Post-baby, what's normal sexual relations for a couple? Author and doctor Jennifer Wider says everything is normal.
Most newly married couples describe their sex lives as wonderful and filled with enough alone time to let romance blossom at will. It’s this sort of intimate bliss that blinds couples to the possibility that the arrival of a cute bundle of joy can send their nights of effortless passion into a tailspin. Here are some tips to keep the spark in your marriage after the baby arrives.Mom — After Baby
Research shows that new moms typically regain their sex drive at a slower pace than dads, and it’s no wonder. Residual pain, exhaustion, leaky breasts, and concerns over a lumpy body can leave even the most confident woman feeling unsexy. Childbirth also signals a significant drop in hormones in the mom’s body, which leads to a lower sex drive. This doesn’t mean that mom doesn’t love dad or that sex can’t be part of the relationship. These are just things for dads to be aware of.Dad — After Baby
While dad may not be experiencing the same physical symptoms as mom, he may also find himself too exhausted for sex. New dads may also feel overwhelmed with the changes in the household or have trouble seeing their wives as sex partners after they’ve witnessed childbirth and breastfeeding. Again, these changes are only temporary and it doesn’t mean that dad isn’t still attracted to mom. Moms just need to understand that dad is experiencing changes, too. What You Can Do
Couples need to realize that sex after baby is a reality, but each couple needs to figure out when the time is right. Here are some tips that may help:
• Take Your Time
Not only are you both exhausted, you’re trying to wrap your heads around a huge responsibility: caring for a baby. There’s no reason to rush back into sex. Let your bodies tell you when you’re ready.

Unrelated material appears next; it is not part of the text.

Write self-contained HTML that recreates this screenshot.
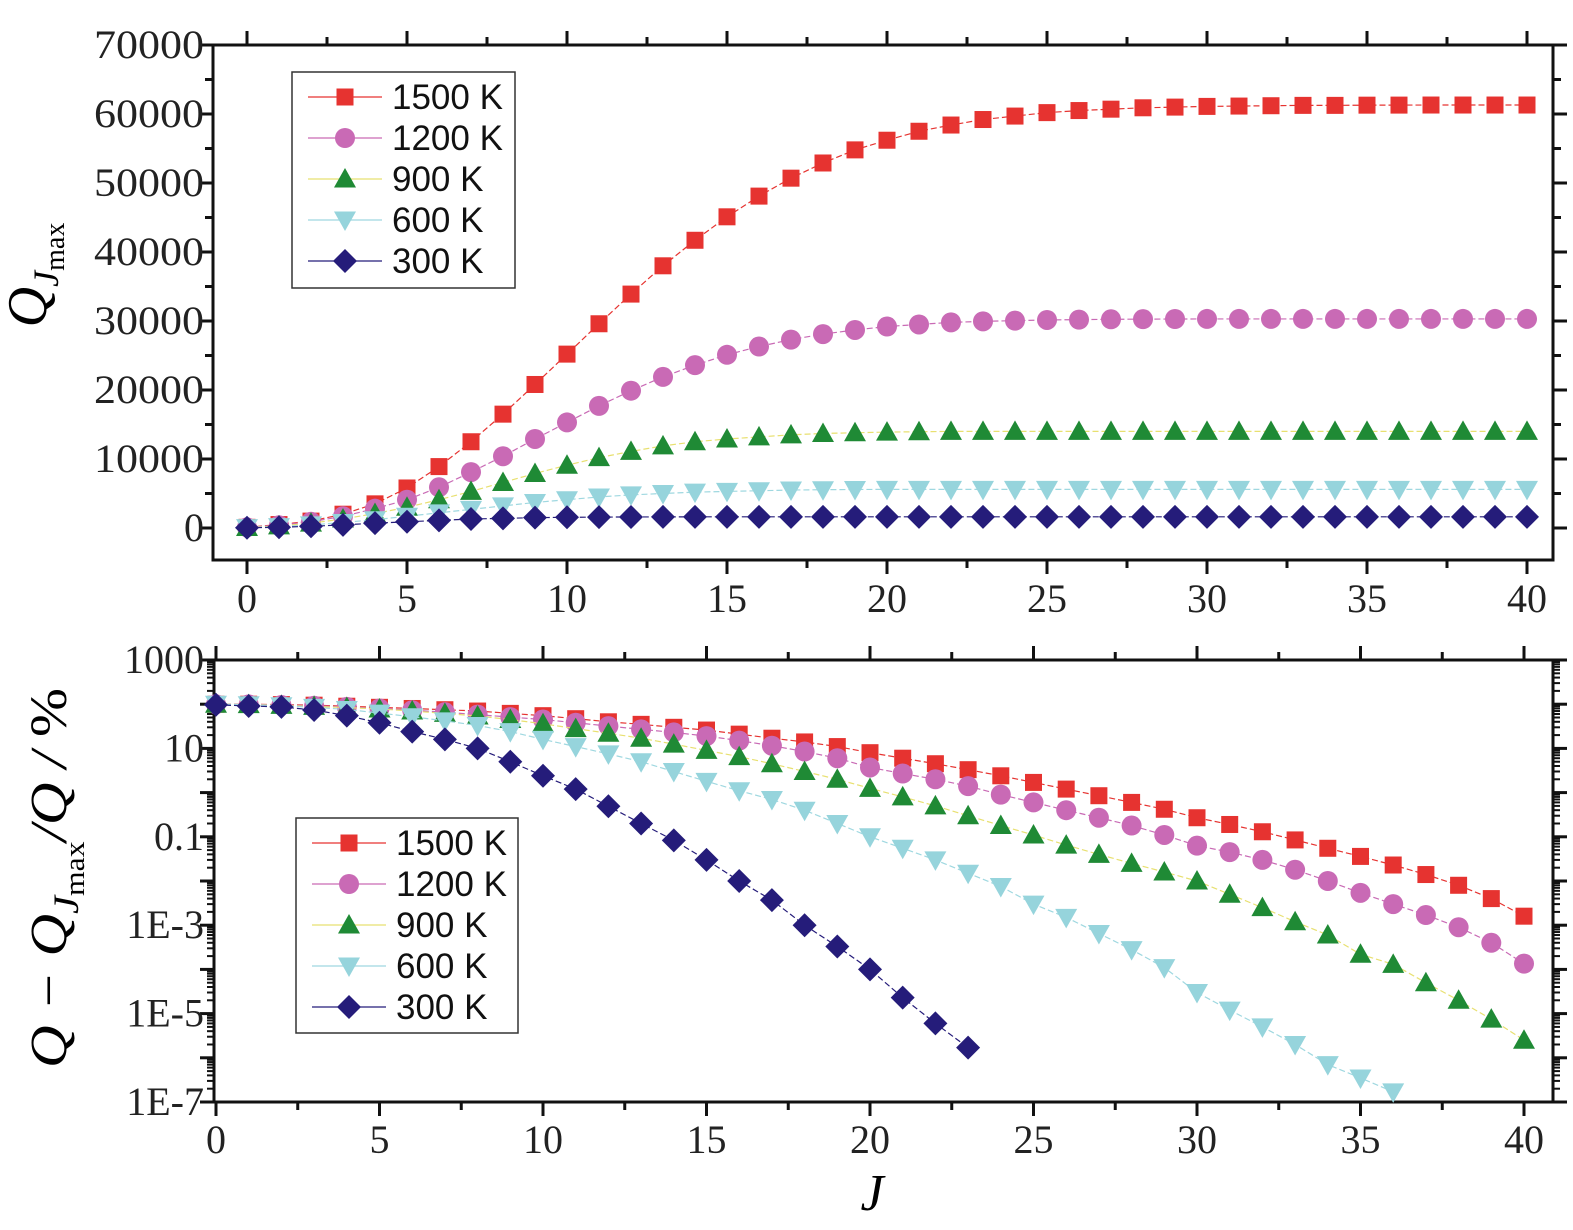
<!DOCTYPE html>
<html><head><meta charset="utf-8">
<style>
body{margin:0;background:#fff}
svg{display:block}
.tk{font-family:"Liberation Serif",serif;font-size:40px;fill:#222}
.lg{font-family:"Liberation Sans",sans-serif;font-size:35px;fill:#111}
</style></head>
<body>
<svg id="chart" width="1573" height="1230" viewBox="0 0 1573 1230" xmlns="http://www.w3.org/2000/svg"></svg>
<script>
const J = Array.from({length:41},(_,i)=>i);
const seriesNames = ["1500 K","1200 K","900 K","600 K","300 K"];
const qTop1500 = [100,500,1000,2000,3500,5800,8900,12500,16500,20800,25200,29600,33900,38000,41700,45100,48100,50700,52900,54800,56200,57500,58400,59200,59700,60200,60500,60700,60900,61000,61100,61150,61200,61250,61250,61280,61290,61300,61300,61300,61300];
const qTop1200 = [100,400,900,1700,2800,4100,5900,8100,10400,12900,15300,17700,19900,21900,23600,25100,26300,27300,28100,28700,29200,29500,29800,29950,30050,30150,30200,30250,30270,30290,30300,30300,30300,30300,30300,30300,30300,30300,30300,30300,30300];
const qTop900 = [80,300,700,1300,2100,3000,4100,5300,6600,7900,9100,10200,11100,11900,12500,12900,13200,13500,13700,13800,13900,13950,14000,14000,14000,14000,14000,14000,14000,14000,14000,14000,14000,14000,14000,14000,14000,14000,14000,14000,14000];
const qTop600 = [60,200,450,800,1200,1700,2200,2700,3200,3700,4100,4500,4800,5000,5200,5300,5400,5500,5550,5580,5600,5600,5600,5600,5600,5600,5600,5600,5600,5600,5600,5600,5600,5600,5600,5600,5600,5600,5600,5600,5600];
const qTop300 = [30,100,250,450,700,900,1100,1300,1400,1500,1550,1580,1600,1610,1620,1620,1620,1620,1620,1620,1620,1620,1620,1620,1620,1620,1620,1620,1620,1620,1620,1620,1620,1620,1620,1620,1620,1620,1620,1620,1620];
const pct1500 = [100,100,98,95,90,85,80,75,70,62,55,47,40,35,30,26,21,17,14,11,8,6,4.5,3.3,2.4,1.7,1.2,0.85,0.6,0.42,0.27,0.19,0.13,0.085,0.055,0.036,0.023,0.014,0.008,0.004,0.0016];
const pct1200 = [100,99,96,92,87,80,73,66,58,51,45,38,32,27,23,19,15,11.5,8.5,6,3.7,2.7,2,1.4,0.9,0.6,0.4,0.27,0.18,0.11,0.063,0.045,0.03,0.018,0.01,0.0054,0.003,0.0017,0.0009,0.0004,0.000135];
const pct900 = [100,98,94,89,84,78,70,62,54,45,36,28,22,17,12.5,9,6.5,4.5,3,2,1.25,0.8,0.5,0.3,0.18,0.11,0.065,0.04,0.025,0.016,0.01,0.005,0.0025,0.0012,6e-4,2.2e-4,1.3e-4,5e-5,2e-5,7.5e-6,2.5e-6];
const pct600 = [100,97,92,85,76,63,52,42,33,24,16,11,7.5,5,3,1.8,1.1,0.7,0.4,0.2,0.1,0.055,0.03,0.015,0.0075,0.003,0.0015,6.5e-4,2.8e-4,1.1e-4,3e-5,1.2e-5,5e-6,2e-6,7e-7,3.5e-7,1.7e-7];
const pct300 = [97,91,87,74,55,38,24,16,10,5,2.4,1.2,0.49,0.2,0.083,0.03,0.01,0.0037,0.001,3.3e-4,1e-4,2.3e-5,6e-6,1.7e-6];
const topTicks = [0,10000,20000,30000,40000,50000,60000,70000];
const botTickVals = [1000,10,0.1,0.001,0.00001,0.0000001];
const botTickLabels = ["1000","10","0.1","1E-3","1E-5","1E-7"];
const xTickVals = [0,5,10,15,20,25,30,35,40];

const NS="http://www.w3.org/2000/svg";
const svg=document.getElementById('chart');
function mk(tag,attrs,parent){const e=document.createElementNS(NS,tag);for(const k in attrs)e.setAttribute(k,attrs[k]);(parent||svg).appendChild(e);return e;}

const colors=["#e63330","#c96ab5","#1f8a35","#96d4dc","#251c7a"];
const lineCol=["#e63330","#c96ab5","#e8e070","#9fd8e0","#251c7a"];
const shapes=["square","circle","tri","dtri","diamond"];
function marker(g,shape,cx,cy,col,s){
  s=s||10;let e;
  if(shape==="square") e=mk('rect',{x:cx-s*0.85,y:cy-s*0.85,width:s*1.7,height:s*1.7,fill:col},g);
  else if(shape==="circle") e=mk('circle',{cx:cx,cy:cy,r:s,fill:col},g);
  else if(shape==="tri") e=mk('polygon',{points:`${cx},${cy-s*1.1} ${cx+s*1.1},${cy+s*0.85} ${cx-s*1.1},${cy+s*0.85}`,fill:col},g);
  else if(shape==="dtri") e=mk('polygon',{points:`${cx},${cy+s*1.1} ${cx+s*1.1},${cy-s*0.85} ${cx-s*1.1},${cy-s*0.85}`,fill:col},g);
  else e=mk('polygon',{points:`${cx},${cy-s*1.2} ${cx+s*1.2},${cy} ${cx},${cy+s*1.2} ${cx-s*1.2},${cy}`,fill:col},g);
  return e;
}

// ---------- top panel ----------
const T={l:213,r:1553,t:45,b:560};
const tx=v=>247+v*32;
const ty=v=>528-v*(483/70000);
const topFrame=mk('rect',{x:T.l,y:T.t,width:T.r-T.l,height:T.b-T.t,fill:"none",stroke:"#111","stroke-width":3});


const topAx=mk('g',{});


for(let v=0;v<=40;v+=2.5){const x=tx(v);const maj=v%5===0;
  mk('line',{x1:x,y1:T.b,x2:x,y2:T.b+(maj?14:8),stroke:"#111","stroke-width":3},topAx);
  mk('line',{x1:x,y1:T.t,x2:x,y2:T.t-(maj?14:8),stroke:"#111","stroke-width":3},topAx);}
xTickVals.forEach(v=>{const t=mk('text',{x:tx(v),y:612,"text-anchor":"middle",class:"tk"},topAx);t.textContent=v;});
for(let v=0;v<=70000;v+=5000){const y=ty(v);const maj=v%10000===0;
  mk('line',{x1:T.l,y1:y,x2:T.l-(maj?14:8),y2:y,stroke:"#111","stroke-width":3},topAx);
  mk('line',{x1:T.r,y1:y,x2:T.r+(maj?14:8),y2:y,stroke:"#111","stroke-width":3},topAx);}
topTicks.forEach(v=>{const t=mk('text',{x:204,y:ty(v)+13,"text-anchor":"end",class:"tk",textLength:v===0?null:110,lengthAdjust:"spacingAndGlyphs"},topAx);if(v===0)t.removeAttribute('textLength');t.textContent=v;});
const topData=[qTop1500,qTop1200,qTop900,qTop600,qTop300];
topData.forEach((arr,si)=>{
  const g=mk('g',{});
  
  
  mk('polyline',{points:arr.map((v,i)=>tx(J[i])+","+ty(v)).join(" "),fill:"none",stroke:lineCol[si],"stroke-width":1.2,"stroke-dasharray":"6,3"},g);
  arr.forEach((v,i)=>{const m=marker(g,shapes[si],tx(J[i]),ty(v),colors[si]);
    
    });
});
const yt1=mk('text',{transform:"translate(46,275) rotate(-90)","text-anchor":"middle",style:"font-family:'Liberation Serif',serif;font-size:56px;font-style:italic"});


yt1.innerHTML='Q<tspan font-size="36" dy="12">J</tspan><tspan font-size="28" font-style="normal" dy="6">max</tspan>';

function legend(x,y,w,h,name){
  const g=mk('g',{});
  
  
  mk('rect',{x:x,y:y,width:w,height:h,fill:"#fff",stroke:"#333","stroke-width":1.5},g);
  seriesNames.forEach((n,i)=>{const cy=y+25+i*41;
    const e=mk('g',{},g);
    
    
    mk('line',{x1:x+16,y1:cy,x2:x+90,y2:cy,stroke:lineCol[i],"stroke-width":1.2},e);
    marker(e,shapes[i],x+53,cy,colors[i]);
    const t=mk('text',{x:x+100,y:cy+12,class:"lg"},e);t.textContent=n;});
}
legend(292,72,223,216,'top-legend');

// ---------- bottom panel ----------
const B={l:214,r:1553,t:660,b:1102};
const bx=v=>216+v*32.7;
const by=v=>660+(3-Math.log10(v))*44.2;
const botFrame=mk('rect',{x:B.l,y:B.t,width:B.r-B.l,height:B.b-B.t,fill:"none",stroke:"#111","stroke-width":3});


const botAx=mk('g',{});


for(let v=0;v<=40;v+=2.5){const x=bx(v);const maj=v%5===0;
  mk('line',{x1:x,y1:B.b,x2:x,y2:B.b+(maj?14:8),stroke:"#111","stroke-width":3},botAx);
  mk('line',{x1:x,y1:B.t,x2:x,y2:B.t-(maj?14:8),stroke:"#111","stroke-width":3},botAx);}
xTickVals.forEach(v=>{const t=mk('text',{x:bx(v),y:1153,"text-anchor":"middle",class:"tk"},botAx);t.textContent=v;});
for(let d=-7;d<=3;d++){
  const y=by(Math.pow(10,d));
  mk('line',{x1:B.l,y1:y,x2:B.l-14,y2:y,stroke:"#111","stroke-width":3},botAx);
  mk('line',{x1:B.r,y1:y,x2:B.r+14,y2:y,stroke:"#111","stroke-width":3},botAx);
  if(d<3) for(let k=2;k<=9;k++){const yy=by(k*Math.pow(10,d));
    mk('line',{x1:B.l,y1:yy,x2:B.l-7,y2:yy,stroke:"#111","stroke-width":2},botAx);
    mk('line',{x1:B.r,y1:yy,x2:B.r+7,y2:yy,stroke:"#111","stroke-width":2},botAx);}
}
botTickVals.forEach((v,i)=>{const t=mk('text',{x:204,y:by(v)+13,"text-anchor":"end",class:"tk"},botAx);t.textContent=botTickLabels[i];});
const botData=[pct1500,pct1200,pct900,pct600,pct300];
botData.forEach((arr,si)=>{
  const g=mk('g',{});
  
  
  mk('polyline',{points:arr.map((v,i)=>bx(J[i])+","+by(v)).join(" "),fill:"none",stroke:lineCol[si],"stroke-width":1.2,"stroke-dasharray":"6,3"},g);
  arr.forEach((v,i)=>{const m=marker(g,shapes[si],bx(J[i]),by(v),colors[si]);
    
    });
});
legend(296,818,222,215,'bottom-legend');
const yt2=mk('text',{transform:"translate(66,878) rotate(-90)","text-anchor":"middle",textLength:380,lengthAdjust:"spacingAndGlyphs",style:"font-family:'Liberation Serif',serif;font-size:52px;font-style:italic"});


yt2.innerHTML='Q − Q<tspan font-size="36" dy="12">J</tspan><tspan font-size="28" font-style="normal" dy="6">max</tspan><tspan dy="-18">/Q / </tspan><tspan font-style="normal">%</tspan>';
const xt=mk('text',{x:872,y:1210,"text-anchor":"middle",style:"font-family:'Liberation Serif',serif;font-size:52px;font-style:italic"});


xt.textContent='J';
</script>
</body></html>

• Realize It Will Be Different
Sex changes after you have a baby, and that takes some getting used to. New moms may experience dryness or discomfort, leaking breasts and different sensation. And both parents may have a hard time blocking out their new responsibilities and the fear that the baby will cry any minute.
• Make Your Relationship a Priority
Sex is important to a healthy relationship but it isn’t the only thing keeping you together. If you aren’t ready for sex, use your one-on-one time to talk, give each other a massage, or just cuddle. There are other ways to express intimacy and show each other you care. Your relationship is what’s important.
The best way to make sure you don’t lose your emotional connection to each other is to talk about how you’re feeling and discuss how and when sex fits into your life. Good communication is important for your partner to understand your concerns or worries. On the flip side, you may be ready to have sex again but aren’t sure your partner is game. You’re not mind readers; you need to talk about it.
For some couples, the return to sex can happen weeks after the baby was born. Others may need more time. The important thing is that you talk about your feelings, try to understand what your spouse is going through, and let intimacy happen when you’re both ready.